| YELLOWSTONE
NATIONAL PARK:
Protect bison, the symbols of our national parks
BY MICHAEL MARKARIAN, Commentator
Posted on Thu, Jan. 22, 2004
Pioneer Press, St. Paul, Minnesota
|
| Two
days before Thanksgiving, a lone male buffalo wandered
over the boundary separating Yellowstone National Park
from the state of Montana.
On the Montana side of that invisible line, state livestock
officials, assisted by Yellowstone park rangers, herded
the buffalo back toward the park and shot him five times.
The buffalo died some 25 yards shy of reaching the Yellowstone
border; the agents dragged him from the scene, hoisted
him onto a truck with a forklift, gutted him, skinned
him and removed his head.
This Yellowstone buffalo met the same fate as more than
3,000 others that have been gunned down or slaughtered
over the past decade, ostensibly to protect the few
hundred cattle grazing outside the park from the threat
of a disease called brucellosis. While threats to our
food supply such as "mad cow disease" have
recently dominated the news, brucellosis does not have
similar implications for public health. There are a
variety of forms of brucellosis, and the most serious
form relative to human health does not occur in buffalo.

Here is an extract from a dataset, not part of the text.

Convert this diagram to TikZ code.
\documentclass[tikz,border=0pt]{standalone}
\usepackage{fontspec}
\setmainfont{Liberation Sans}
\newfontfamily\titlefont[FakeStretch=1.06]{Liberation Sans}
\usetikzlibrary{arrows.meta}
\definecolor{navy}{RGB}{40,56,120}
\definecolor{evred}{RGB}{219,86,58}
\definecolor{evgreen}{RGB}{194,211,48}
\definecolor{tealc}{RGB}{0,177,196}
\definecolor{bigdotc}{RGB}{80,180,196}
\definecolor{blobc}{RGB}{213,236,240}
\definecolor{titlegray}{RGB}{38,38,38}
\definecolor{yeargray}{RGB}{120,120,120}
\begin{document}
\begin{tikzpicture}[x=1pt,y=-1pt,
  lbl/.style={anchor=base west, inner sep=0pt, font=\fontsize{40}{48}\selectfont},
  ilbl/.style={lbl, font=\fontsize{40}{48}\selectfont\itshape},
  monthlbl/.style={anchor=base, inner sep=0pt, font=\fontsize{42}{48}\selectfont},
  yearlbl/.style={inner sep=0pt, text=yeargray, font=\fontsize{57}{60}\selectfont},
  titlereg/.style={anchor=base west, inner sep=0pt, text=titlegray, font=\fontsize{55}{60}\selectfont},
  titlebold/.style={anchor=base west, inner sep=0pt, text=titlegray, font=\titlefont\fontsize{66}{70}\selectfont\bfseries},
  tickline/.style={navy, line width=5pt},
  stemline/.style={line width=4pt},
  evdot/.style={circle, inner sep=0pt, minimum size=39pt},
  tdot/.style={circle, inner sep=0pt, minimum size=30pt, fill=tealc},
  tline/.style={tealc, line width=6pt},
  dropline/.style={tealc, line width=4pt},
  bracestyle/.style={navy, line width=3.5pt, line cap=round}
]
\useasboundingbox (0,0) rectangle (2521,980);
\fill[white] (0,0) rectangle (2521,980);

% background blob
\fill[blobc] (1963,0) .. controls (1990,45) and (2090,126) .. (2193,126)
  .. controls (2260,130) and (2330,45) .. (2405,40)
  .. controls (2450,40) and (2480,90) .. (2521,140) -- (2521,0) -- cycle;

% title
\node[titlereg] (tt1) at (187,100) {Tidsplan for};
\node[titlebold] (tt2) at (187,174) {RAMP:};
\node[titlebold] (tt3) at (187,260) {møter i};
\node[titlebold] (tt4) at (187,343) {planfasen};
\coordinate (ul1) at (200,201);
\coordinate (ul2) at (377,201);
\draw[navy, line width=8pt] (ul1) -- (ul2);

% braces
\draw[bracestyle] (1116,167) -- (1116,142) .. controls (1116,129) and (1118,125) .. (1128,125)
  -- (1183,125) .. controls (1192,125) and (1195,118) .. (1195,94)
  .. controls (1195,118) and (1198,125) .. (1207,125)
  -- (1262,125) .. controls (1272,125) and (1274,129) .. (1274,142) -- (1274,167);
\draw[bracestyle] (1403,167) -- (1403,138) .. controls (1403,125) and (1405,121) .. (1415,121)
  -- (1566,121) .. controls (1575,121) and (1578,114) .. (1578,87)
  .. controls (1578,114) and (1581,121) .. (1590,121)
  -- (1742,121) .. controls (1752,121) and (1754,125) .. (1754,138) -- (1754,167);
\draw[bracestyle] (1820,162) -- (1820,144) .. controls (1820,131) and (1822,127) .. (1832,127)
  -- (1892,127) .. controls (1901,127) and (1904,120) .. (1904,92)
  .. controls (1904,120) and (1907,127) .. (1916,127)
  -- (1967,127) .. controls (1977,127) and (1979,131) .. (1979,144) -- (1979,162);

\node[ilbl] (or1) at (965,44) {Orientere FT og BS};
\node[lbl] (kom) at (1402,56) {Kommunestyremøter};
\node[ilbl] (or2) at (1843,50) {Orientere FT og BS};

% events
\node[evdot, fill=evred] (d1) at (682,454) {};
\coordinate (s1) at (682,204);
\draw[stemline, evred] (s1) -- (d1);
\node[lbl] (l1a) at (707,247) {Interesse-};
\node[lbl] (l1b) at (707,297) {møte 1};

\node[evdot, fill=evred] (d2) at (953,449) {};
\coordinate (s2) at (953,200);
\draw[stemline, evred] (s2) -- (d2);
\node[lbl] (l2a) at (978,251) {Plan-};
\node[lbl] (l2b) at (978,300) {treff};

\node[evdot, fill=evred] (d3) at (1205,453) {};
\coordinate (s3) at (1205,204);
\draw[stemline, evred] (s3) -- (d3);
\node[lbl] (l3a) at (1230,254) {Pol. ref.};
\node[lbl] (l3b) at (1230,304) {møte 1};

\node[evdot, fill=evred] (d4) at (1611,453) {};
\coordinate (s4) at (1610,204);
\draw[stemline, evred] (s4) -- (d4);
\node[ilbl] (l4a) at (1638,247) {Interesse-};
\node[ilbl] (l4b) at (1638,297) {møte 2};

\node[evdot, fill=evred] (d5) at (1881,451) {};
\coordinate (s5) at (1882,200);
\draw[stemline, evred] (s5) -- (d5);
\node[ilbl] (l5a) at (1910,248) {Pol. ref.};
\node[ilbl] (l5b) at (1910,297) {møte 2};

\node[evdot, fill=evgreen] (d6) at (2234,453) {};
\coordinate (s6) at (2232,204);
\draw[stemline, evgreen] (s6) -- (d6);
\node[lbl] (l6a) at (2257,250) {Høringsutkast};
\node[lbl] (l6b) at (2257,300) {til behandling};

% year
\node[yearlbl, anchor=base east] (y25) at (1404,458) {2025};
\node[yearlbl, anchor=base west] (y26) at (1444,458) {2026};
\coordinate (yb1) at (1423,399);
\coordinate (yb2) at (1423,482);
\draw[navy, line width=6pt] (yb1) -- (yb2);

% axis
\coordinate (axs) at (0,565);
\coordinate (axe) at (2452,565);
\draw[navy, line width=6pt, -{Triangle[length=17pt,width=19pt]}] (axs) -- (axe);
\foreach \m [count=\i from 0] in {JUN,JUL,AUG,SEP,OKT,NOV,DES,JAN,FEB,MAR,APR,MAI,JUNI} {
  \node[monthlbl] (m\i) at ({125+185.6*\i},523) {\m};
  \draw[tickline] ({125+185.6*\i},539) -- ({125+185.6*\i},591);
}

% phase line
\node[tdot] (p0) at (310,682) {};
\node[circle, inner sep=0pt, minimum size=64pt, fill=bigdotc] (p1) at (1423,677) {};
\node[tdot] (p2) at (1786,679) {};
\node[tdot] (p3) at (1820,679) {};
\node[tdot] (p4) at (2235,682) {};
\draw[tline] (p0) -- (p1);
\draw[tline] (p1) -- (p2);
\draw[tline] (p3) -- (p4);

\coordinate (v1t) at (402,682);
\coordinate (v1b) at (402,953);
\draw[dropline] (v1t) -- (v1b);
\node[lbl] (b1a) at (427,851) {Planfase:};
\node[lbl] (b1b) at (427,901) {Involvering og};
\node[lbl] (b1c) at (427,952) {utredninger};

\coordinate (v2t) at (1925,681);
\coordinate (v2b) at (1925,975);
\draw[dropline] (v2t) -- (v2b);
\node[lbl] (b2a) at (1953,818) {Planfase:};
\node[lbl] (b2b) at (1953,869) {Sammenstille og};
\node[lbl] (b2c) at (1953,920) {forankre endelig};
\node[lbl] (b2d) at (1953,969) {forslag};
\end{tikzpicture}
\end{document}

Many of Yellowstone's buffalo carry the bacteria that
cause brucellosis, although they seem to have developed
an immunity to the disease and do not become sick. In
domestic cattle, brucellosis causes premature births
and understandably could cause an economic hardship
to the livestock industry, but buffalo have exhibited
no such symptoms.
In fact, there has never been a single documented case
of a buffalo transmitting brucellosis to cattle in the
wild. For that to occur, there would need to be a series
of unlikely incidents: a female buffalo would need not
only to be infected with the bacteria but to have it
present specifically in her reproductive tract; she
would need to give birth or miscarry in an area where
cattle are present; and a cow would need to have direct
physical contact with that birthing material within
one or two days before the bacteria died from sunlight
exposure.
A cow may have a better chance of winning the Montana
lottery than contracting brucellosis from a wild buffalo.

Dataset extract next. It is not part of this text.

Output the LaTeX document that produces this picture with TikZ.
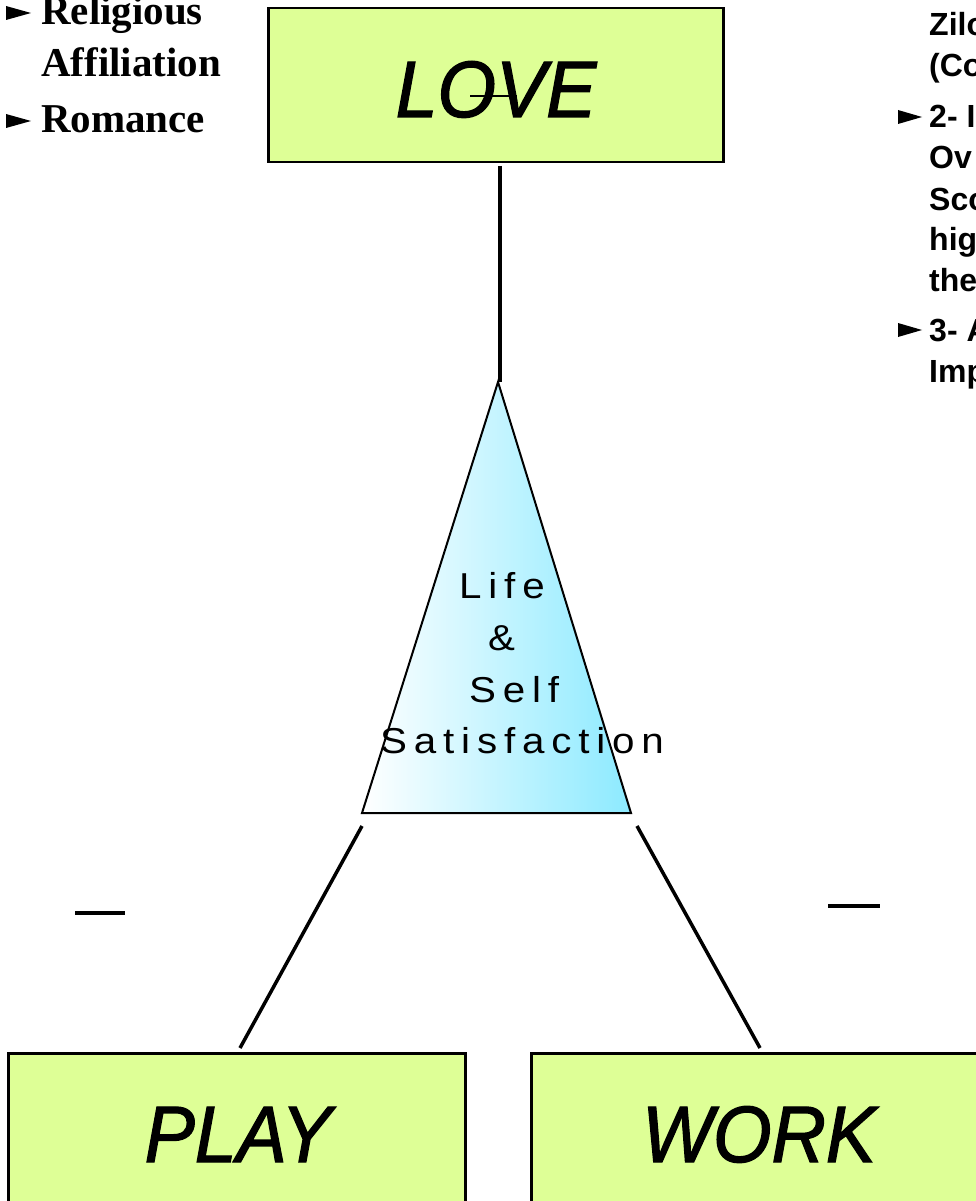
\documentclass[tikz,border=0pt]{standalone}
\usepackage{fontspec}
\setmainfont{Liberation Serif}
\newfontfamily\sansf{Liberation Sans}
\newfontfamily\wordf[FakeBold=1.6, FakeStretch=0.94]{Liberation Sans}
\newfontfamily\spacedf[LetterSpace=19, FakeStretch=1.12]{Liberation Sans}
\definecolor{boxfill}{RGB}{222,255,150}
\definecolor{cyanend}{RGB}{140,234,255}
\tikzset{
  greenbox/.style={draw=black, line width=2.5pt, fill=boxfill, inner sep=0pt, anchor=north west},
  conn/.style={line width=3.5pt},
  bigword/.style={inner sep=0pt, anchor=base, font=\wordf\itshape\fontsize{80}{96}\selectfont},
  lefttxt/.style={inner sep=0pt, anchor=base west, font=\bfseries\fontsize{41}{50}\selectfont},
  righttxt/.style={inner sep=0pt, anchor=base west, font=\sansf\bfseries\fontsize{32}{38}\selectfont},
  tritxt/.style={inner sep=0pt, anchor=base west, font=\spacedf\fontsize{36}{43}\selectfont},
  bulletmark/.style={fill=black},
}
\begin{document}
\begin{tikzpicture}[x=1pt,y=-1pt]
\useasboundingbox (0,0) rectangle (976,1201);
\clip (0,0) rectangle (976,1201);
\fill[white] (0,0) rectangle (976,1201);

% boxes
\node[greenbox, minimum width=455pt, minimum height=154pt] (love) at (267,7) {};
\node[greenbox, minimum width=457pt, minimum height=170pt] (play) at (7,1052) {};
\node[greenbox, minimum width=470pt, minimum height=170pt] (work) at (530,1052) {};

\node[bigword] (lovetxt) at (496,117) {LOVE};
\node[bigword] (playtxt) at (238,1162) {PLAY};
\node[bigword] (worktxt) at (759,1162) {WORK};
\draw[line width=1.8pt] (470,96) -- (517,96);

% triangle
\coordinate (apex) at (498,382);
\coordinate (tbl) at (362,813);
\coordinate (tbr) at (631,813);
\path[draw=black, line width=2pt, left color=white, right color=cyanend, line join=miter]
  (apex) -- (tbr) -- (tbl) -- cycle;

\node[tritxt] (t1) at (459,598) {Life};
\node[tritxt] (t2) at (488,650) {\&};
\node[tritxt] (t3) at (469,702) {Self};
\node[tritxt] (t4) at (380,753) {Satisfaction};

% connectors
\coordinate (lovefoot) at (500,166);
\coordinate (apextop) at (500,382);
\draw[conn] (lovefoot) -- (apextop);
\coordinate (lbase) at (362,826);
\coordinate (ltop) at (240,1048);
\coordinate (rbase) at (637,826);
\coordinate (rtop) at (760,1048);
\draw[conn] (lbase) -- (ltop);
\draw[conn] (rbase) -- (rtop);

% short dashes
\coordinate (d1a) at (75,913);
\coordinate (d1b) at (125,913);
\coordinate (d2a) at (828,906);
\coordinate (d2b) at (880,906);
\draw[conn] (d1a) -- (d1b);
\draw[conn] (d2a) -- (d2b);

% left text
\fill[bulletmark] (6,6) -- (31,13) -- (6,20) -- cycle;
\node[lefttxt] (rel) at (41,25) {Religious};
\node[lefttxt] (aff) at (41,77) {Affiliation};
\fill[bulletmark] (6,114) -- (31,121) -- (6,128) -- cycle;
\node[lefttxt] (rom) at (41,133) {Romance};

% right text
\node[righttxt] (r1) at (929,36) {Zilo};
\node[righttxt] (r2) at (929,77) {(Co};
\fill[bulletmark] (898,110) -- (922,117) -- (898,124) -- cycle;
\node[righttxt] (r3) at (929,128) {2- I};
\node[righttxt] (r4) at (929,169) {Ov};
\node[righttxt] (r5) at (929,210) {Sco};
\node[righttxt] (r6) at (929,250) {hig};
\node[righttxt] (r7) at (929,291) {the};
\fill[bulletmark] (898,323) -- (922,330) -- (898,337) -- cycle;
\node[righttxt] (r8) at (929,341) {3- A};
\node[righttxt] (r9) at (929,382) {Imp};
\end{tikzpicture}
\end{document}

Juvenile and male buffalo are defined as "low risk"
by state and federal officials, but in reality they
are "no risk" for the simple reason that juveniles
and males do not get pregnant. What's more, cattle only
graze on the lands bordering Yellowstone during the
summer months, and they are miles away when bison leave
the park in search of lower elevation and additional
forage for a harsh winter. It begs the question: if
a male buffalo leaves the park after cattle have long
been removed from those lands, and that same male buffalo
cannot give birth, why was he killed?
There is no good answer. The management of Yellowstone
buffalo has been based on hysteria and speculation rather
than sound science. Montana claims that allowing buffalo
into the state would jeopardize its federal "brucellosis-free"

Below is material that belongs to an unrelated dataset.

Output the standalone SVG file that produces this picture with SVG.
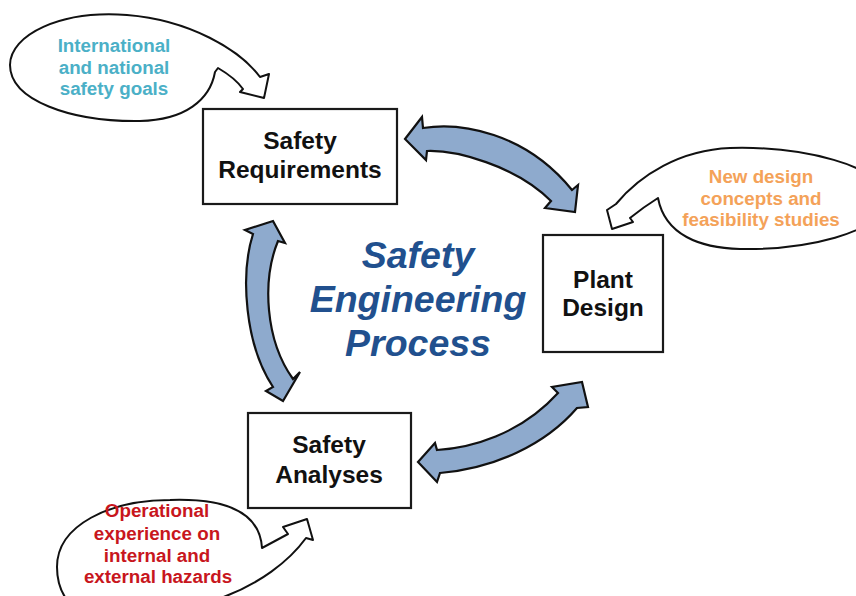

status, and therefore state agencies have zero tolerance
for the animals. But even if buffalo could theoretically
pose a threat to cattle, there would not be much cause
for concern. Domestic livestock can be easily vaccinated
against brucellosis; pastures are fenced; any infected
cattle could be isolated and killed; and states like
Texas and Missouri have yet to attain "brucellosis-free"
status and have thriving livestock industries.
U.S. Reps. Maurice Hinchey, D-N.Y., and Charles Bass,
R-N.H., have proposed a solution that would return the
management of Yellowstone buffalo to sound scientific
footing. Their Yellowstone Buffalo Preservation Act,
H.R. 3446, would allow wild buffalo access to federal
lands outside Yellowstone National Park and would prohibit
the capture or killing of buffalo on these lands, with
an exception for public safety or private property damage.
The bill removes the buffalo capture facility within
the park, and allows buffalo — like other wildlife
— to roam public lands freely through incentives
and cooperative efforts with adjacent private landowners.
It's a common-sense bill that balances public and private
interests, fiscal responsibility, sound science and
our moral obligations to a species all but wiped out
in the 19th century — an animal now the very symbol
of the National Park Service and the Department of the
Interior. Congress should act swiftly to pass this bill.
More buffalo will soon leave Yellowstone in search of
food, and it is likely to be a bloody winter for these
beleaguered creatures.
Markarian is president of The Fund for Animals, a national
animal protection organization in Silver Spring, Md.